A lot of companies enquire about 2 factor (2FA) or multi factor authentication to enhance security of password based access. 2FA or multi-factor authentication requires 2 or more secrets from an end-user.
But that is all common knowledge. Take a look at this example, which was a requirement from one of my customers in an implementation project.
Requirement for passwords: Passwords should be 25 characters long and combine three out of the four characters: Upper case, lower case, special letter, number. Password changes should be enforced monthly. Passwords may not include entries or part of entries of an excluded password list. The list of excluded passwords should include the last 10 passwords for the end-users. No end-user must have the same password like another end-user. After 3 unsuccessful logon attempts, a user shall be locked.
Sounds pretty tough, right? What is the problem here? Is there any?
So let us walk through this example requirement by requirement. A password that has to be 25 characters long as a minimum is very hard to remember esp in combination with the rules that users have to change their passwords monthly and that they cannot pick a password from their last ten passwords. Either you expect Password Reset Purgatory or you explain the above mentioned concept of mnemonics to your end users. Preventing users to be able to include words or parts of words in their passwords is understandable. If such a configuration option for exclusion of passwords exists within your platform, you might want to download a dictionary into that table including all common first names and common last names, esp all last names from your user base.
So far we sum up, that these are pretty tough requirements, but with the right tools and accompanying change management process could be implemented.

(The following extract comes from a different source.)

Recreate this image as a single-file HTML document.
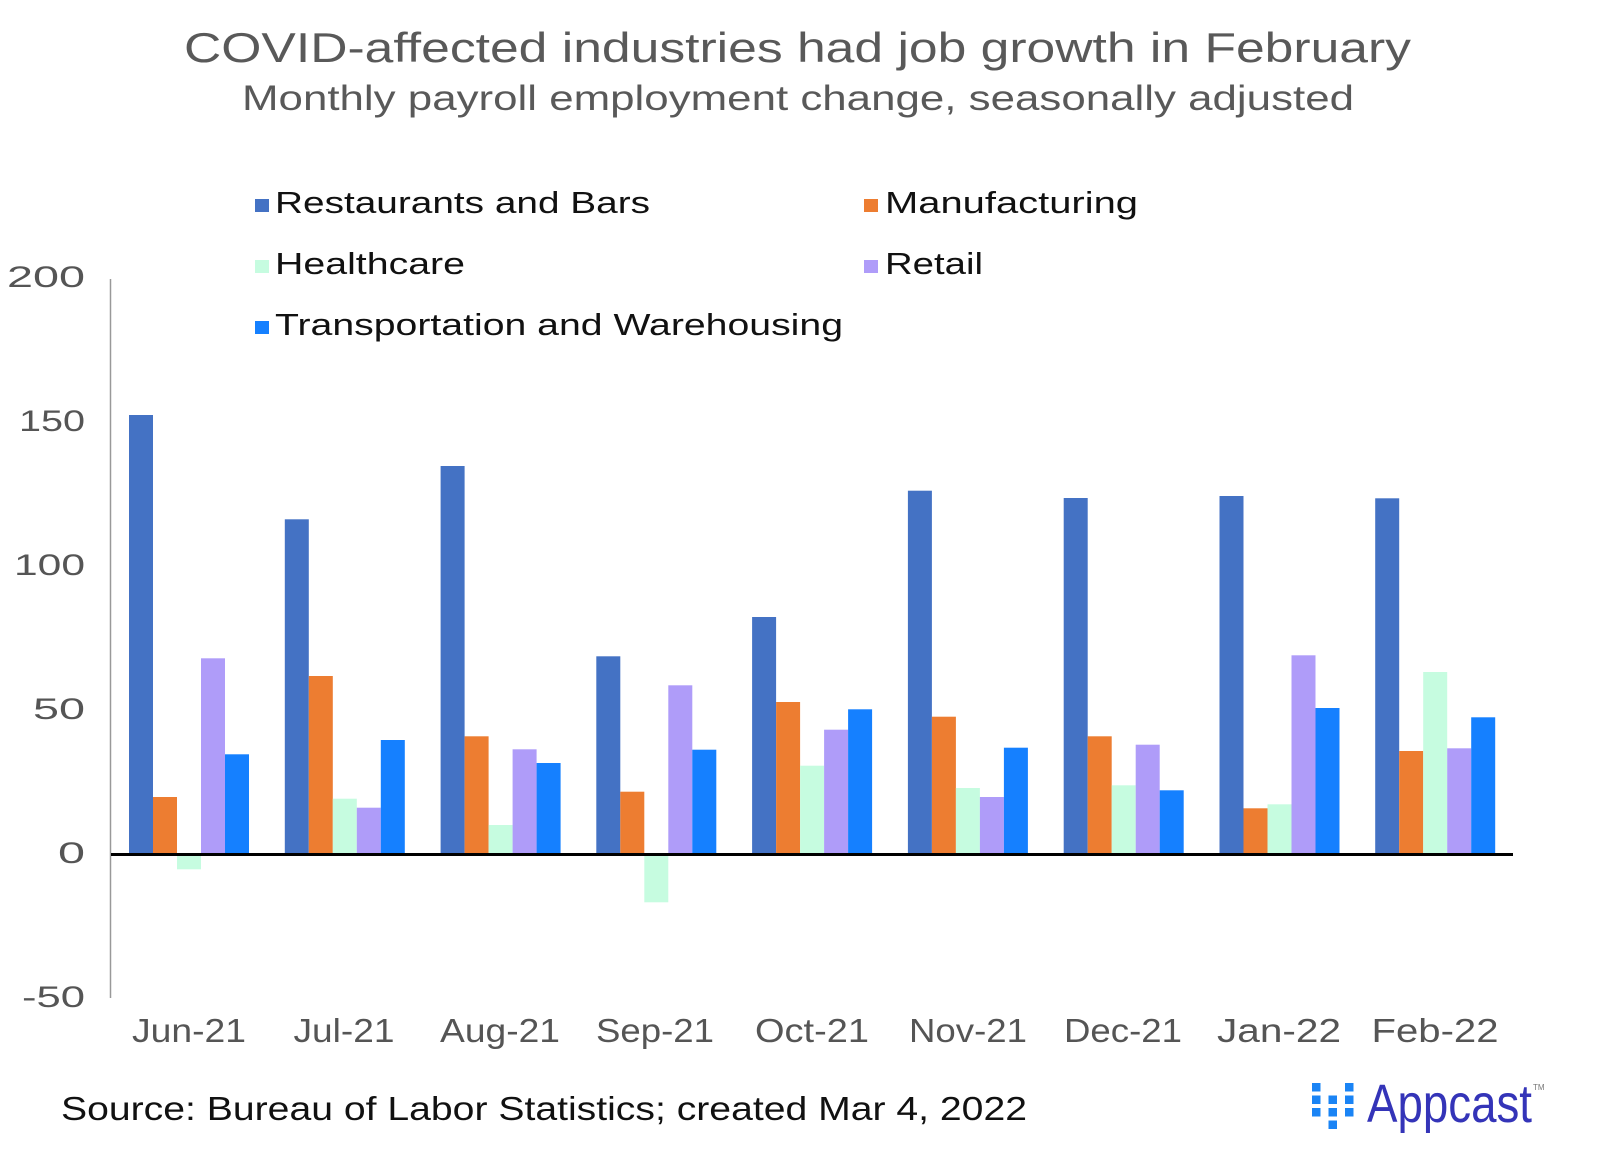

What about the pen-ultimate part of the requirement? Unique passwords for end users? No end-user must have the same password like another end-user? Well, this prevents, that administrators implement masses of users with the exact same password, right? So this enhances security, right? Or does it not? Think this through. How could this rule be enforced? So let us assume that a user changes his or her password or sets his initial password. The user types in the old password and a new password, which unfortunately some other user, has already chosen. So there must be some innocuous dialogue popping up, requiring the user to pick another password. And the dialogue cannot be: “Your password is not rules’ compliant. Please do not pick the password of another user!” Because if the user knows that he has found a valid password for one of the users, all she or he has to do is trying to logon via each and every user (there are scripting tools that will spare attackers the burden of typing) and the just found password nicely bypassing all the problems related to dictionary attacks. This user trying to log on with a valid password, will not cause any user to be locked by too many false password attempts, as only one attempt per user is made. So the last requirement, lock users with too many false logon attempts, will never kick in. So this requirement is actually rendering security worse and should not be implemented.
I have had quite a few interesting security requirements in my career, which I had to talk customers out of implementing. In fact I am sure that none of the major applications from all software vendors support this requirement. Such requirements do not make it often into the security guidelines at companies, but once in a blue moon you get it.
Whether you are a Security Expert at a company, a Security Consultant helping with implementations or a Product Owner developing secure software, my recommendation is to think things through. And do not always follow what the market tells you. Sometimes you really have to talk people out of a requirement.